**Description of the task**: For the data below, transcribe the part that opens with the line containing "Write the Bokeh code for this chart." and closes with the line containing "from bokeh.resources import INLINE", exactly and with no pictures.

**Entries provided**:
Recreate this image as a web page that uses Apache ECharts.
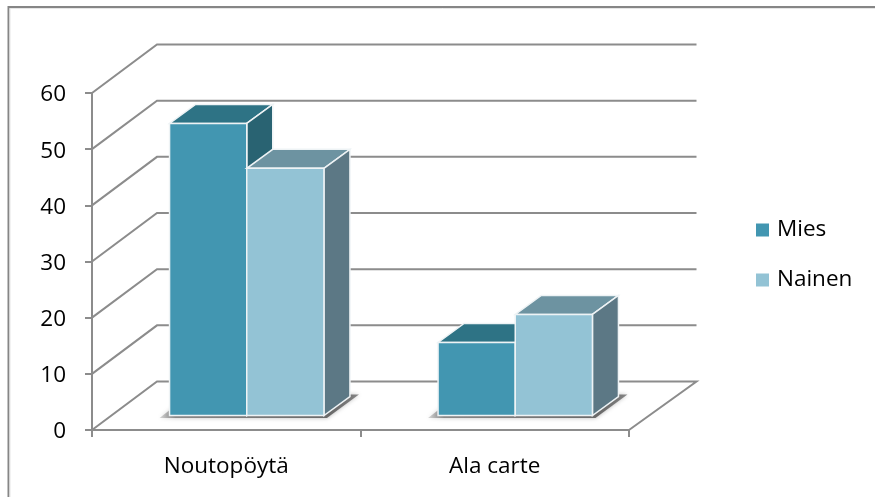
<!DOCTYPE html>
<html>
<head>
<meta charset="utf-8">
<title>Noutopöytä ja Ala carte</title>
<style>
html,body{margin:0;padding:0;background:#fff}
#chart{width:875px;height:497px}
</style>
<script src="https://cdn.jsdelivr.net/npm/echarts@6/dist/echarts.min.js"></script>
</head>
<body>
<div id="chart"></div>
<script>
// Chart data
var categories = ['Noutopöytä', 'Ala carte'];
var miesValues = [52, 13];
var nainenValues = [44, 18];
var wallTicks = [0, 10, 20, 30, 40, 50, 60];

// Oblique projection: room depth and bar depth in pixels
var ROOM_DX = 65, ROOM_DY = 48.5;
var ROOM_EXTRA = 2.5;
var FRONT_DX = 20.5, FRONT_DY = 14.5;
var BAR_DX = 26, BAR_DY = 19;
var BAR_RATIO = 0.2875;
var GRID_COLOR = '#8c8c8c';

var palette = {
  Mies: { front: '#4296b1', top: '#2e7385', side: '#296372' },
  Nainen: { front: '#93c3d5', top: '#6d93a1', side: '#5c7885' }
};

function poly(points, fill, stroke, width) {
  return {
    type: 'polygon',
    shape: { points: points },
    style: { fill: fill, stroke: stroke || null, lineWidth: width || 0 }
  };
}

// Wall and side-wall grid lines, one per value tick
function renderWallLine(params, api) {
  var value = api.value(0);
  var y = api.coord([0, value])[1];
  var cs = params.coordSys;
  var left = cs.x;
  var right = cs.x + cs.width + ROOM_DX + ROOM_EXTRA;
  var pts = [[left, y], [left + ROOM_DX, y - ROOM_DY], [right, y - ROOM_DY]];
  if (value === 0) {
    pts.push([cs.x + cs.width, y]);
  }
  return {
    type: 'polyline',
    shape: { points: pts },
    style: { fill: null, stroke: GRID_COLOR, lineWidth: 2 }
  };
}

// Soft shadow cast on the floor by each pair of bars
function renderShadow(params, api) {
  var c = api.coord([api.value(0), 0]);
  var w = api.size([1, 0])[0] * BAR_RATIO;
  var x0 = c[0] + FRONT_DX - w;
  var x1 = c[0] + FRONT_DX + w;
  var y = c[1] - FRONT_DY;
  return {
    type: 'polygon',
    shape: { points: [[x0 - 10, y + 2.5], [x1 + 3, y + 2.5], [x1 + 35, y - 21], [x0 + 20, y - 21]] },
    style: {
      fill: new echarts.graphic.LinearGradient(0, 0, 1, 0, [
        { offset: 0, color: 'rgba(110,110,110,0.25)' },
        { offset: 0.08, color: 'rgba(110,110,110,0.75)' },
        { offset: 0.85, color: 'rgba(95,95,95,0.9)' },
        { offset: 1, color: 'rgba(100,100,100,0.75)' }
      ]),
      shadowBlur: 4,
      shadowColor: 'rgba(120,120,120,0.6)'
    }
  };
}

// One 3D column: top, side and front faces
function barRenderer(name, slot) {
  var colors = palette[name];
  return function (params, api) {
    var cat = api.value(0);
    var val = api.value(1);
    var w = api.size([1, 0])[0] * BAR_RATIO;
    var base = api.coord([cat, 0]);
    var tip = api.coord([cat, val]);
    var x0 = base[0] + FRONT_DX + slot * w;
    var x1 = x0 + w;
    var yb = base[1] - FRONT_DY;
    var yt = tip[1] - FRONT_DY;
    var edge = '#eef3f5';
    return {
      type: 'group',
      children: [
        poly([[x0, yt], [x1, yt], [x1 + BAR_DX, yt - BAR_DY], [x0 + BAR_DX, yt - BAR_DY]], colors.top, edge, 1.5),
        poly([[x1, yt], [x1 + BAR_DX, yt - BAR_DY], [x1 + BAR_DX, yb - BAR_DY], [x1, yb]], colors.side, edge, 1.5),
        poly([[x0, yt], [x1, yt], [x1, yb], [x0, yb]], colors.front, edge, 1.5)
      ]
    };
  };
}

function pairs(values) {
  return values.map(function (v, i) { return [i, v]; });
}

var fontFamily = '"Open Sans", Lato, sans-serif';
var fontSize = 22.5;
var chart = echarts.init(document.getElementById('chart'), null, { renderer: 'canvas' });

chart.setOption({
  animation: false,
  backgroundColor: '#ffffff',
  grid: { left: 92, right: 246, top: 93, bottom: 67 },
  xAxis: {
    type: 'category',
    data: categories,
    axisLine: { lineStyle: { color: GRID_COLOR, width: 2 } },
    axisTick: { show: true, length: 7, lineStyle: { color: GRID_COLOR, width: 2 } },
    axisLabel: { color: '#000', fontSize: fontSize, fontFamily: fontFamily, margin: 25 }
  },
  yAxis: {
    type: 'value',
    min: 0,
    max: 60,
    interval: 10,
    splitLine: { show: false },
    axisLine: { show: true, lineStyle: { color: GRID_COLOR, width: 2 } },
    axisTick: { show: true, length: 7, lineStyle: { color: GRID_COLOR, width: 2 } },
    axisLabel: {
      margin: 26,
      formatter: '{v|{value}}',
      rich: { v: { color: '#000', fontSize: fontSize, fontFamily: fontFamily, padding: [4, 0, 0, 0] } }
    }
  },
  legend: {
    orient: 'vertical',
    left: 751,
    top: 213.5,
    data: ['Mies', 'Nainen'],
    icon: 'rect',
    itemWidth: 13,
    itemHeight: 13,
    itemGap: 27,
    selectedMode: false,
    textStyle: { color: '#000', fontSize: fontSize, fontFamily: fontFamily, padding: [0, 0, 0, 3] }
  },
  graphic: [{
    type: 'polyline',
    silent: true,
    shape: { points: [[8.5, 497], [8.5, 7], [875, 7]] },
    style: { fill: null, stroke: '#868686', lineWidth: 2 }
  }, {
    type: 'polyline',
    silent: true,
    shape: { points: [[10, 497], [10, 8.5], [875, 8.5]] },
    style: { fill: null, stroke: '#e6e6e6', lineWidth: 1 }
  }],
  series: [{
    type: 'custom',
    name: 'seinä',
    z: 1,
    silent: true,
    renderItem: renderWallLine,
    encode: { y: 0 },
    data: wallTicks.map(function (t) { return [t]; })
  }, {
    type: 'custom',
    name: 'varjo',
    z: 2,
    silent: true,
    renderItem: renderShadow,
    encode: { x: 0 },
    data: categories.map(function (c, i) { return [i]; })
  }, {
    type: 'custom',
    name: 'Mies',
    z: 3,
    itemStyle: { color: palette.Mies.front },
    renderItem: barRenderer('Mies', -1),
    encode: { x: 0, y: 1 },
    data: pairs(miesValues)
  }, {
    type: 'custom',
    name: 'Nainen',
    z: 4,
    itemStyle: { color: palette.Nainen.front },
    renderItem: barRenderer('Nainen', 0),
    encode: { x: 0, y: 1 },
    data: pairs(nainenValues)
  }]
});
</script>
</body>
</html>
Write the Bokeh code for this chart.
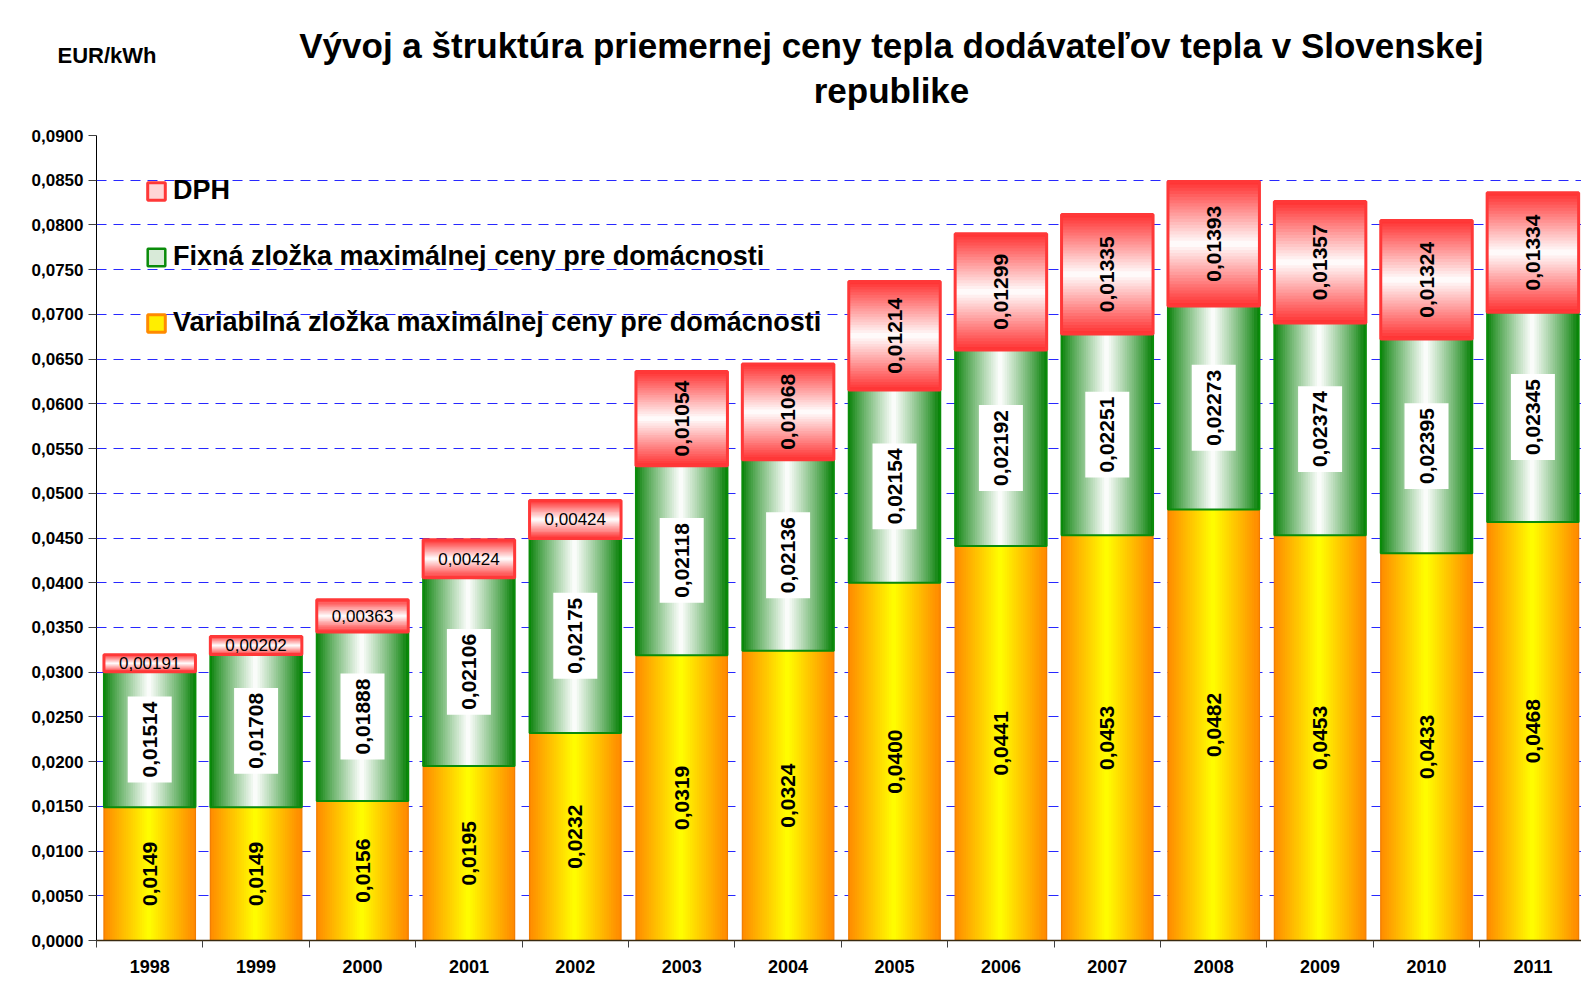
import math
from bokeh.plotting import figure
from bokeh.layouts import column
from bokeh.models import (ColumnDataSource, Range1d, FixedTicker, CustomJSTickFormatter,
                          Legend, LegendItem)
from bokeh.core.properties import value
from bokeh.embed import file_html
from bokeh.resources import INLINE

# ---------------- data ----------------
years = ["1998", "1999", "2000", "2001", "2002", "2003", "2004",
         "2005", "2006", "2007", "2008", "2009", "2010", "2011"]
variabilna = [0.0149, 0.0149, 0.0156, 0.0195, 0.0232, 0.0319, 0.0324,
              0.0400, 0.0441, 0.0453, 0.0482, 0.0453, 0.0433, 0.0468]
fixna = [0.01514, 0.01708, 0.01888, 0.02106, 0.02175, 0.02118, 0.02136,
         0.02154, 0.02192, 0.02251, 0.02273, 0.02374, 0.02395, 0.02345]
dph = [0.00191, 0.00202, 0.00363, 0.00424, 0.00424, 0.01054, 0.01068,
       0.01214, 0.01299, 0.01335, 0.01393, 0.01357, 0.01324, 0.01334]
y_ticks = [0.0, 0.005, 0.010, 0.015, 0.020, 0.025, 0.030, 0.035, 0.040,
           0.045, 0.050, 0.055, 0.060, 0.065, 0.070, 0.075, 0.080, 0.085, 0.090]
series_names = ["DPH",
                "Fixná zložka maximálnej ceny pre domácnosti",
                "Variabilná zložka maximálnej ceny pre domácnosti"]
title_line1 = "Vývoj a štruktúra priemernej ceny tepla dodávateľov tepla v Slovenskej"
title_line2 = "republike"
unit_label = "EUR/kWh"

# ---------------- style ----------------
FONT = "Liberation Sans"
BAR_W = 0.86
NSTRIP = 40

ORANGE = (255, 136, 0)
YELLOW = (255, 255, 0)
GREEN = (0, 125, 0)
WHITE = (255, 255, 255)
RED = (255, 48, 48)


def mix(c1, c2, s):
    return "#%02x%02x%02x" % tuple(int(round(a * (1 - s) + b * s)) for a, b in zip(c1, c2))


def grad_colors(edge, mid, n, power):
    out = []
    for k in range(n):
        t = (k + 0.5) / n
        s = (1 - abs(2 * t - 1)) ** power
        out.append(mix(edge, mid, s))
    return out


def fmt(v, d):
    return f"{v:.{d}f}".replace(".", ",")


idx = list(range(len(years)))
base_fix = list(variabilna)
top_fix = [a + b for a, b in zip(variabilna, fixna)]
top_dph = [a + b for a, b in zip(top_fix, dph)]


def hstrips(bottoms, tops, colors):
    xs, ws, bs, ts, cs = [], [], [], [], []
    n = len(colors)
    sw = BAR_W / n
    for i in idx:
        for k in range(n):
            xs.append(i - BAR_W / 2 + (k + 0.5) * sw)
            ws.append(sw * (1.0 if k in (0, n - 1) else 1.7))
            bs.append(bottoms[i])
            ts.append(tops[i])
            cs.append(colors[k])
    return ColumnDataSource(dict(x=xs, w=ws, bottom=bs, top=ts, color=cs))


def vstrips(bottoms, tops, colors):
    xs, bs, ts, cs = [], [], [], []
    n = len(colors)
    for i in idx:
        d = tops[i] - bottoms[i]
        for k in range(n):
            xs.append(i)
            bs.append(bottoms[i] + k * d / n)
            ts.append(bottoms[i] + (k + 1.7) * d / n if k < n - 1 else tops[i])
            cs.append(colors[k])
    return ColumnDataSource(dict(x=xs, bottom=bs, top=ts, color=cs))


FIG_W, FIG_H = 1581, 983
HEAD_H = 125                      # header strip with the titles
LEFT, TOP, BOTTOM = 96, 10, 43    # main plot borders (frame top ends at 135 px)
PX_PER_CAT = 106.4
X_END = -0.5 + (FIG_W - LEFT) / PX_PER_CAT

# ---------------- header (titles) ----------------
probe = figure()
can_unalign = "frame_align" in probe.properties()
head_x0 = 0 if can_unalign else LEFT

head = figure(width=FIG_W, height=HEAD_H, output_backend="svg", toolbar_location=None,
              x_range=Range1d(head_x0, FIG_W), y_range=Range1d(HEAD_H, 0),
              x_axis_location=None, y_axis_location=None,
              min_border_left=0, min_border_right=0, min_border_top=0, min_border_bottom=0,
              outline_line_color=None, border_fill_color="white", background_fill_color="white")
if can_unalign:
    head.frame_align = False
head.grid.visible = False
head.text(x=[891, 891], y=[45, 90], text=[title_line1, title_line2],
          text_font=value(FONT), text_font_style="bold", text_font_size="35px",
          text_align="center", text_baseline="middle", text_color="black")
if can_unalign:
    head.text(x=[106.5], y=[55], text=[unit_label],
              text_font=value(FONT), text_font_style="bold", text_font_size="22px",
              text_align="center", text_baseline="middle", text_color="black")
else:
    head.text(x=[LEFT + 1], y=[55], text=[unit_label],
              text_font=value(FONT), text_font_style="bold", text_font_size="22px",
              text_align="left", text_baseline="middle", text_color="black")

# ---------------- main chart ----------------
p = figure(width=FIG_W, height=FIG_H - HEAD_H, output_backend="svg", toolbar_location=None,
           x_range=Range1d(-0.5, X_END), y_range=Range1d(0, 0.09),
           min_border_left=LEFT, min_border_right=0, min_border_top=TOP, min_border_bottom=BOTTOM,
           outline_line_color=None, background_fill_color="white", border_fill_color="white")

# grid
p.xgrid.visible = False
p.ygrid.ticker = FixedTicker(ticks=y_ticks)
p.ygrid.grid_line_color = "#2828ff"
p.ygrid.grid_line_dash = "10 7"
p.ygrid.grid_line_width = 1

# y axis
p.yaxis.ticker = FixedTicker(ticks=y_ticks)
p.yaxis.formatter = CustomJSTickFormatter(code="return tick.toFixed(4).replace('.', ',');")
p.yaxis.major_label_text_font = FONT
p.yaxis.major_label_text_font_style = "bold"
p.yaxis.major_label_text_font_size = "17px"
p.yaxis.major_label_text_color = "black"
p.yaxis.major_tick_out = 8
p.yaxis.major_tick_in = 0
p.yaxis.minor_tick_line_color = None
p.yaxis.major_label_standoff = 5
p.yaxis.axis_line_color = "black"
p.yaxis.major_tick_line_color = "#404040"

# x axis
p.xaxis.ticker = FixedTicker(ticks=idx, minor_ticks=[i - 0.5 for i in idx] + [len(idx) - 0.5])
p.xaxis.formatter = CustomJSTickFormatter(args=dict(years=years),
                                          code="return years[Math.round(tick)];")
p.xaxis.major_label_text_font = FONT
p.xaxis.major_label_text_font_style = "bold"
p.xaxis.major_label_text_font_size = "18px"
p.xaxis.major_label_text_color = "black"
p.xaxis.major_tick_out = 0
p.xaxis.major_tick_in = 0
p.xaxis.minor_tick_out = 7
p.xaxis.minor_tick_in = 0
p.xaxis.minor_tick_line_color = "#404040"
p.xaxis.major_label_standoff = 12
p.xaxis.axis_line_color = "#3a2a10"
p.xaxis.axis_line_width = 1.5

# ---------------- bars ----------------
zeros = [0.0] * len(idx)
var_src = hstrips(zeros, variabilna, grad_colors(ORANGE, YELLOW, NSTRIP, 1.0))
p.vbar(x="x", width="w", bottom="bottom", top="top", fill_color="color",
       line_color=None, source=var_src)
p.vbar(x=idx, width=BAR_W, bottom=0, top=variabilna, fill_alpha=0,
       line_color="#f07c00", line_width=1.2)

fix_src = hstrips(base_fix, top_fix, grad_colors(GREEN, WHITE, NSTRIP, 0.85))
p.vbar(x="x", width="w", bottom="bottom", top="top", fill_color="color",
       line_color=None, source=fix_src)
p.vbar(x=idx, width=BAR_W, bottom=base_fix, top=top_fix, fill_alpha=0,
       line_color="#0a8c0a", line_width=2)

dph_src = vstrips(top_fix, top_dph, grad_colors(RED, WHITE, NSTRIP, 1.0))
p.vbar(x="x", width=BAR_W, bottom="bottom", top="top", fill_color="color",
       line_color=None, source=dph_src)
p.vbar(x=idx, width=BAR_W, bottom=top_fix, top=top_dph, fill_alpha=0,
       line_color="#ff3838", line_width=3)

# ---------------- value labels ----------------
var_lab = ColumnDataSource(dict(x=idx, y=[v / 2 for v in variabilna],
                                t=[fmt(v, 4) for v in variabilna]))
p.text(x="x", y="y", text="t", source=var_lab, angle=math.pi / 2,
       text_font=value(FONT), text_font_style="bold", text_font_size="21px",
       text_align="center", text_baseline="middle", text_color="black")

fix_lab = ColumnDataSource(dict(x=idx, y=[(a + b) / 2 for a, b in zip(base_fix, top_fix)],
                                t=[fmt(v, 5) for v in fixna]))
p.text(x="x", y="y", text="t", source=fix_lab, angle=math.pi / 2,
       text_font=value(FONT), text_font_style="bold", text_font_size="21px",
       text_align="center", text_baseline="middle", text_color="black",
       background_fill_color="white", padding=dict(x=5, y=15))

small = [i for i in idx if dph[i] < 0.005]
big = [i for i in idx if dph[i] >= 0.005]
dph_small = ColumnDataSource(dict(x=small, y=[(top_fix[i] + top_dph[i]) / 2 for i in small],
                                  t=[fmt(dph[i], 5) for i in small]))
p.text(x="x", y="y", text="t", source=dph_small,
       text_font=value(FONT), text_font_size="17px",
       text_align="center", text_baseline="middle", text_color="black")
dph_big = ColumnDataSource(dict(x=big, y=[(top_fix[i] + top_dph[i]) / 2 for i in big],
                                t=[fmt(dph[i], 5) for i in big]))
p.text(x="x", y="y", text="t", source=dph_big, angle=math.pi / 2,
       text_font=value(FONT), text_font_style="bold", text_font_size="21px",
       text_align="center", text_baseline="middle", text_color="black")

# ---------------- legend ----------------
nan = float("nan")
lg_dph = p.vbar(x=[nan], top=[nan], width=0.5, fill_color="#ffd6d6",
                line_color="#ff3838", line_width=3)
lg_fix = p.vbar(x=[nan], top=[nan], width=0.5, fill_color="#d8ead8",
                line_color="#0a8c0a", line_width=2.5)
lg_var = p.vbar(x=[nan], top=[nan], width=0.5, fill_color="#ffee00",
                line_color="#ff8a00", line_width=3)
legend = Legend(items=[LegendItem(label=series_names[0], renderers=[lg_dph]),
                       LegendItem(label=series_names[1], renderers=[lg_fix]),
                       LegendItem(label=series_names[2], renderers=[lg_var])],
                location=(49, 602), glyph_width=22, glyph_height=22, spacing=35,
                padding=0, margin=0, label_standoff=6,
                label_text_font=FONT, label_text_font_size="27px",
                label_text_font_style="bold", label_text_color="black",
                border_line_alpha=0, background_fill_alpha=0)
p.add_layout(legend)

layout = column(head, p, spacing=0)
html = file_html(layout, INLINE, title="Vývoj a štruktúra priemernej ceny tepla")
open("out.html", "w").write(html)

**Completed task**:
Write the Bokeh code for this chart.
import math
from bokeh.plotting import figure
from bokeh.layouts import column
from bokeh.models import (ColumnDataSource, Range1d, FixedTicker, CustomJSTickFormatter,
                          Legend, LegendItem)
from bokeh.core.properties import value
from bokeh.embed import file_html
from bokeh.resources import INLINE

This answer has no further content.